In de geest van wijlen zijn moeder, die tot op het laatst een activiste voor dierenrechten was, ontwaakt bij zoon Robin een ecologisch bewustzijn. Zoals het destijds bij Greta Thunberg moet gegaan zijn, zo kan ook dit kind met autistische kenmerken het vizier plots op niets anders meer richten: de planeet gaat eraan, dus wat hebben dagdagelijkse beslommeringen nog voor zin? Opstaan, school lopen, eten naar binnen werken: alles zou toch in het teken moeten staan van de verdwijnende soorten, die dag na dag uitgeroeid worden, in groten getale? Powers plaatst dit catastrofale bewustzijn van wat er met de planeet en haar bewoners aan het gebeuren is in een uitvergrote dystopische context, waarin niet alleen hittegolven de mensen parten spelen, maar ook woekerende bacteriën en virussen die in reusachtige kweekboerderijen ontstaan. Een agressief tweetende president laat het allemaal gebeuren, en draait ondertussen de geldkranen voor gesubsidieerd onderwijs en wetenschappelijk onderzoek dicht. Alleen dat wat het eigen gelijk onderstreept, kan nog voor juist of echt doorgaan.
Dystopie? Powers gebruikt talloze elementen uit ons huidige tijdperk als akelig decor, om het gevoelsmatige contrast met Robins puurheid te vergroten. Ontluisterend is echter dat de schrijver de huidige realiteit nauwelijks heeft moeten bijschaven om tot een indringend beeld van een zowel socio-politiek als ecologisch onleefbare wereld te komen. Het is een van de mokerslagen die Powers met mondjesmaat laat binnenkomen. Als soelaas tegenover de almaar toenemende ravage plaatst de schrijver de ontwapenende blik van een kind, dat zich meer en meer realiseert hoezeer de mensheid als soort faalt. Dat de planeet dergelijke Robins – inderdaad gebaseerd op Greta Thunberg, die overigens onder een schuilnaam opduikt – nodig heeft, is zonneklaar. En wat nu als de lezer de onbevangenheid en de onschuld van het zuivere perspectief van het personage kan overnemen? Is dat geen katalysator voor activisme?

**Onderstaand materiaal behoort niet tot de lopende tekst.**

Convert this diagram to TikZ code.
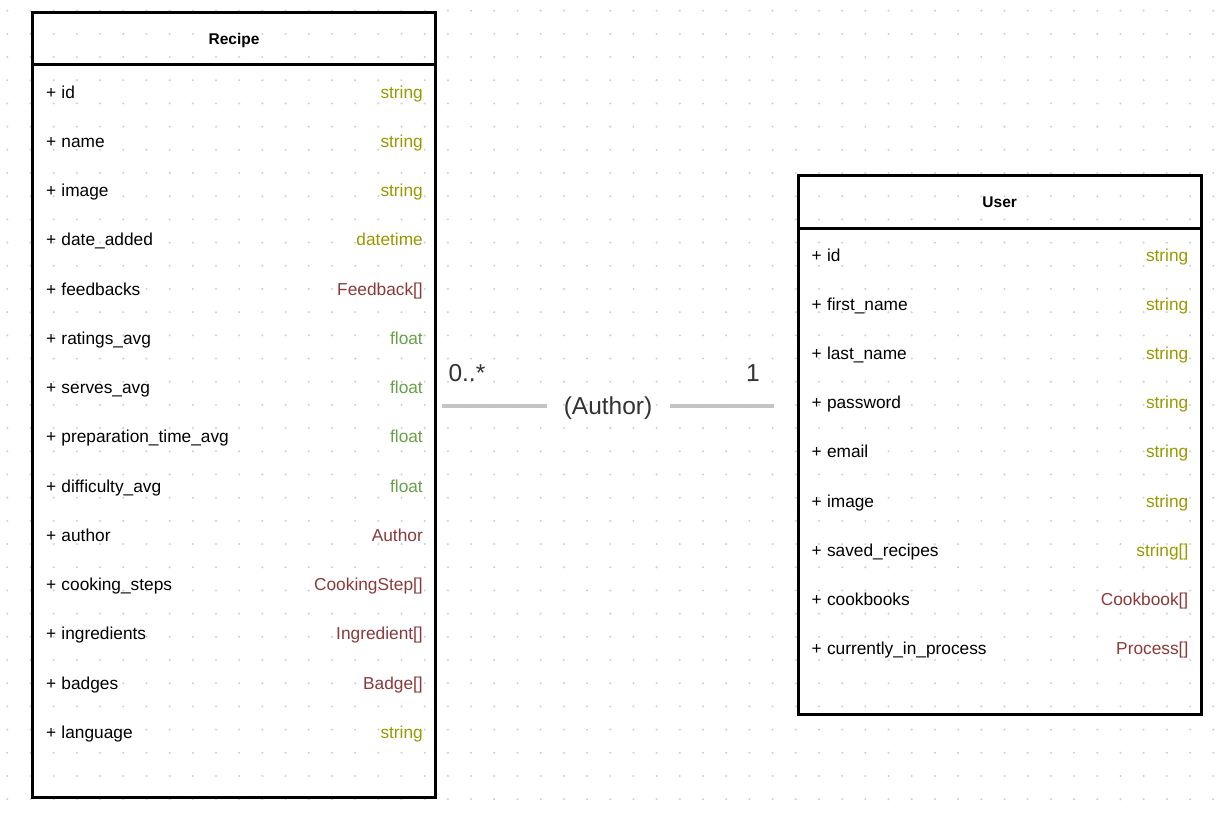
\documentclass[tikz,border=0pt]{standalone}
\usepackage{fontspec}
\setmainfont{Liberation Sans}

\definecolor{tstr}{HTML}{999900}
\definecolor{tnum}{HTML}{6A9F4A}
\definecolor{tobj}{HTML}{8B3A3A}
\definecolor{dotgray}{HTML}{D0D0D0}
\definecolor{linkgray}{HTML}{C4C4C4}
\definecolor{labelgray}{HTML}{333333}

\tikzset{
  classbox/.style={draw=black, line width=3pt, anchor=north west, inner sep=0pt, outer sep=0pt},
  classtitle/.style={anchor=base, font=\fontsize{15.5}{18}\selectfont\bfseries, inner sep=0pt},
  attr/.style={anchor=base west, font=\fontsize{17.3}{20}\selectfont, inner sep=0pt},
  atype/.style={anchor=base east, font=\fontsize{17.3}{20}\selectfont, inner sep=0pt},
  mult/.style={font=\fontsize{24.5}{28}\selectfont, text=labelgray, inner sep=0pt},
  assoc/.style={draw=linkgray, line width=4pt},
}

\begin{document}
\begin{tikzpicture}[x=1pt, y=-1pt]

\useasboundingbox[fill=white] (0,0) rectangle (1230,818);

% grid
\foreach \i in {0,...,52}
  \foreach \j in {0,...,34}
    \fill[dotgray] (7.3+23.19*\i, 10.7+23.19*\j) circle (1.15pt);

% Recipe
\node[classbox, minimum width=403.5pt, minimum height=784.7pt] (recipe) at (32.2,13) {};
\draw[line width=3pt] (recipe.west |- 0,65) -- (recipe.east |- 0,65);
\node[classtitle] (recipeTitle) at (234,44.7) {Recipe};
\foreach \attr/\typ/\col [count=\k from 0] in {id/string/tstr, name/string/tstr, image/string/tstr,
    date\_added/datetime/tstr, feedbacks/Feedback[]/tobj, ratings\_avg/float/tnum,
    serves\_avg/float/tnum, preparation\_time\_avg/float/tnum, difficulty\_avg/float/tnum,
    author/Author/tobj, cooking\_steps/CookingStep[]/tobj, ingredients/Ingredient[]/tobj,
    badges/Badge[]/tobj, language/string/tstr}
{
  \node[attr] (recipeAttr\k) at (46, 98.3+49.23*\k) {+\hspace{0.3em}\attr};
  \node[atype, text=\col] (recipeType\k) at (423, 98.3+49.23*\k) {\typ};
}

% User
\node[classbox, minimum width=403.5pt, minimum height=539pt] (user) at (798,175.5) {};
\draw[line width=3pt] (user.west |- 0,228.5) -- (user.east |- 0,228.5);
\node[classtitle] (userTitle) at (999.7,207.5) {User};
\foreach \attr/\typ/\col [count=\k from 0] in {id/string/tstr, first\_name/string/tstr,
    last\_name/string/tstr, password/string/tstr, email/string/tstr, image/string/tstr,
    saved\_recipes/string[]/tstr, cookbooks/Cookbook[]/tobj,
    currently\_in\_process/Process[]/tobj}
{
  \node[attr] (userAttr\k) at (811.5, 261+49.23*\k) {+\hspace{0.3em}\attr};
  \node[atype, text=\col] (userType\k) at (1188.5, 261+49.23*\k) {\typ};
}

% association
\node[mult, minimum width=122.6pt] (author) at (608,408.5) {(Author)};
\draw[assoc] ([xshift=6pt]recipe.east |- 0,405.7) -- (author.west |- 0,405.7);
\draw[assoc] (author.east |- 0,405.7) -- ([xshift=-23.7pt]user.west |- 0,405.7);
\node[mult, anchor=base west] (multRecipe) at (448.3,381.5) {0..*};
\node[mult, anchor=base east] (multUser) at (760,381.5) {1};

\end{tikzpicture}
\end{document}
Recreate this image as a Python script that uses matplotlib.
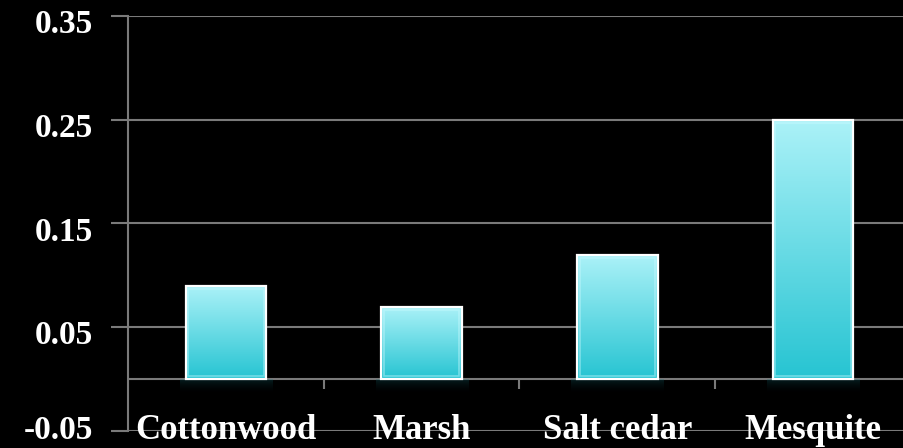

Onderweg, bij wijze van verfrissende intermezzo’s ontleend aan sciencefiction, bezoeken vader en zoon enkele denkbeeldige planeten, waar bewustzijn en bestaan zich totaal anders manifesteren. Dergelijke uitweidingen doen steeds opnieuw stilstaan bij de ontzagwekkende rijkdom van de aarde, en het haast mystieke toeval dat leven op deze bol mogelijk heeft gemaakt. Ook elders opent Powers de lezer regelmatig de ogen, door evidente zaken zoals het versturen van een e-mail te herleiden tot verkeer van signalen die haast onbevattelijke snelheden halen, immense afstanden overbruggen en hoogst ingenieus ons dagelijkse leven bepalen. Als homo sapiens dat allemaal kan, waarom kan de mens zichzelf en zijn extreem diverse omgeving dan niet redden van een gewisse ondergang? Het is de vraag die zich, na de hartverscheurende finale, niet meer laat ont-stellen. Als literatuur een zaadje van ecologisme kan planten, verandert Powers met dit bescheiden meesterwerkje allicht de wereld.